Talk:Savitri Devi
Add topicExact sources of quotations ought to be given (title, place of publication, publisher, year, page)!
Savitri Devi is not an Esoteric Hitlerist. Esoteric Hitlerism was founded by Chilean poet and diplomat Miguel Serrano. He was in contact with Savitri Devi and probably got inspired by her. Her approach, however, was not esoteric but purely religious.
Deleted quotes
[edit]Quotes should almost always be moved to the Talk page with a note that they were removed from the article, giving full reasoning. If it is a misattribution, the quote should not be removed, instead being moved to a "Misattributed" section, where explanation of the misattribution can be made in a subbullet.
- See Template:Remove
Also, some quotes could be moved to other more appropriate pages, or could be trimmed, instead of deleted. --ᘙ (talk) 11:45, 28 September 2025 (UTC)
- I just think these quotes are very boring and do not have Wikiquote:Quotability. They're just statements of dry factual matters without being "particularly witty, pithy, wise, eloquent, or poignant". Also Koenraad Elst and Bouchet are themselves far-right activists and presenting their dislike of Goodrick-Clarke's actual scholarship as equivalent to his work strikes me as egregious; it's also not even about Devi, really, and what is is as I said, not "particularly witty, pithy, wise, eloquent, or poignant". Probably should have moved them here but I've been in the practice of removing too many quotes for copyright reasons, where it is inappropriate to move them to the talk page, so my bad for forgetting that here when that is not the case. PARAKANYAA (talk) 22:12, 28 September 2025 (UTC)
Recently deleted quotes:
- Nicholas Goodrick-Clarke has written a book on the strange case of a French-Greek lady who converted to Hinduism and later went on to work for the neo-Nazi cause, Maximiani Portas a.k.a. Savitri Devi. The book is generally of high scholarly quality and full of interesting detail, but when it comes to Indian politics, the author is woefully misinformed by his less than impartisan sources. He squarely places himself outside the scholarly community and inside the Indian Marxist propaganda machine
- The Saffron Swastika (2001), Volume II. Elst, Koenraad.
- Christian Bouchet dismisses Goodrick-Clarke as a "pseudo-historian":... "Goodrick-Clarke has dispensed with all research work and has merely relayed Savitri Devi's own sayings without analysing or criticizing them." The problem is that this single source, her autobiography, is not supported by any independent evidence, and that she can easily have refashioned her past: "For the period from her birth until after World War 2, we have to trust Savitri Devi Mukherji for her life story.
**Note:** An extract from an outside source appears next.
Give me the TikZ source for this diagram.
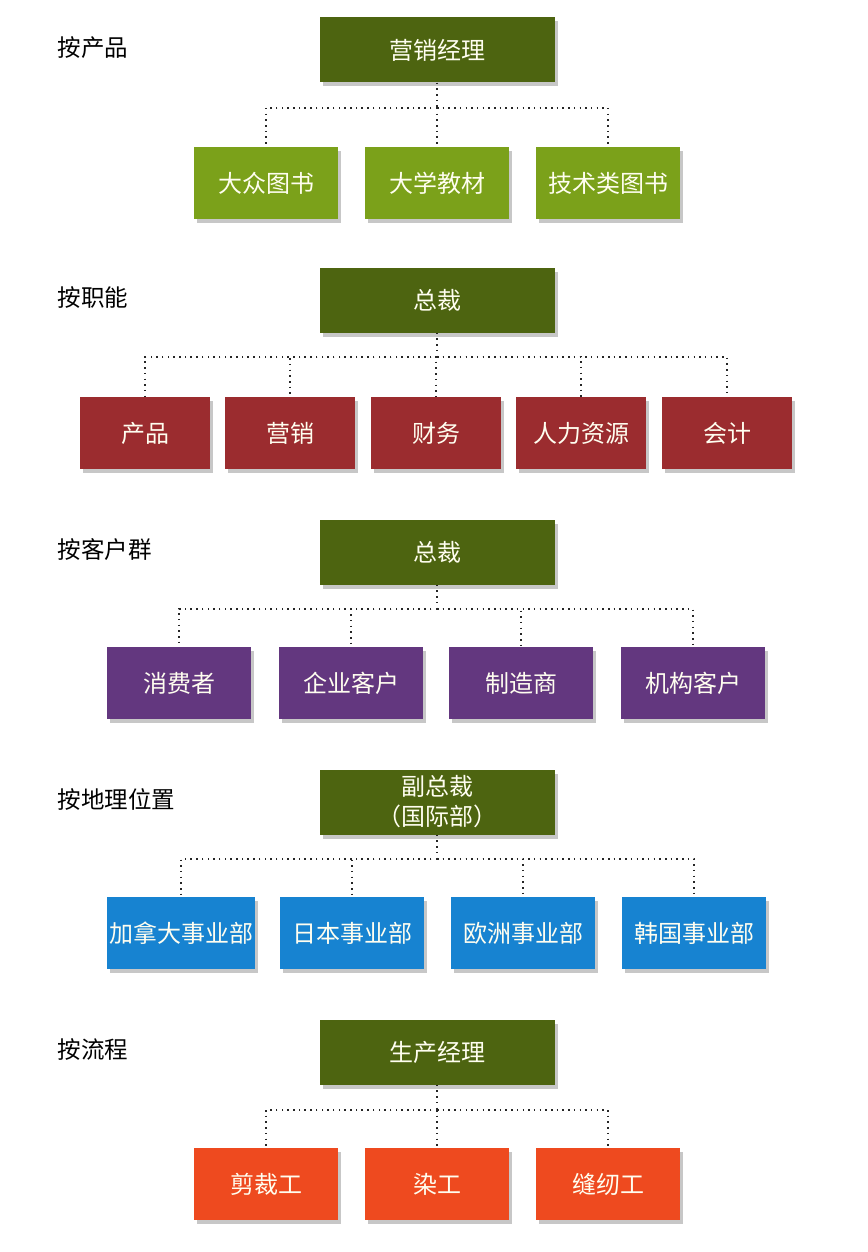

However, it is obvious that she herself has arranged her biography a posteriori in order to harmonize it with the themes defended in her books." ... At this point, one explanation becomes inescapable: "It is evident and very clear that Savitri Devi Mukherji has 'arranged' her biography in order to construct herself a persona apt to shine in the tiny circle of neo-Nazism"
- Christian Bouchet about Savitri Devi's autobiography. Quoted from Elst, Koenraad. Return of the Swastika: Hate and Hysteria versus Hindu Sanity (2007), ch. 4.
- I think the Christian Bouchet quote can be extracted from the longer quote, like this:
- For the period from her birth until after World War 2, we have to trust Savitri Devi Mukherji for her life story. However, it is obvious that she herself has arranged her biography a posteriori in order to harmonize it with the themes defended in her books...
It is evident and very clear that Savitri Devi Mukherji has 'arranged' her biography in order to construct herself a persona apt to shine in the tiny circle of neo-Nazism.- Christian Bouchet, in Savitri Devi Mukherji: Le National-Socialisme et la Tradition Indienne, with contributions by Vittorio de Cecco, Claudio Mutti and Christian Bouchet, published in the series Cahiers de la Radicalité by Avatar-éditions, Paris/Dublin 2004. pp 88-91. Quoted from Elst, Koenraad. Return of the Swastika: Hate and Hysteria versus Hindu Sanity (2007), ch. 4.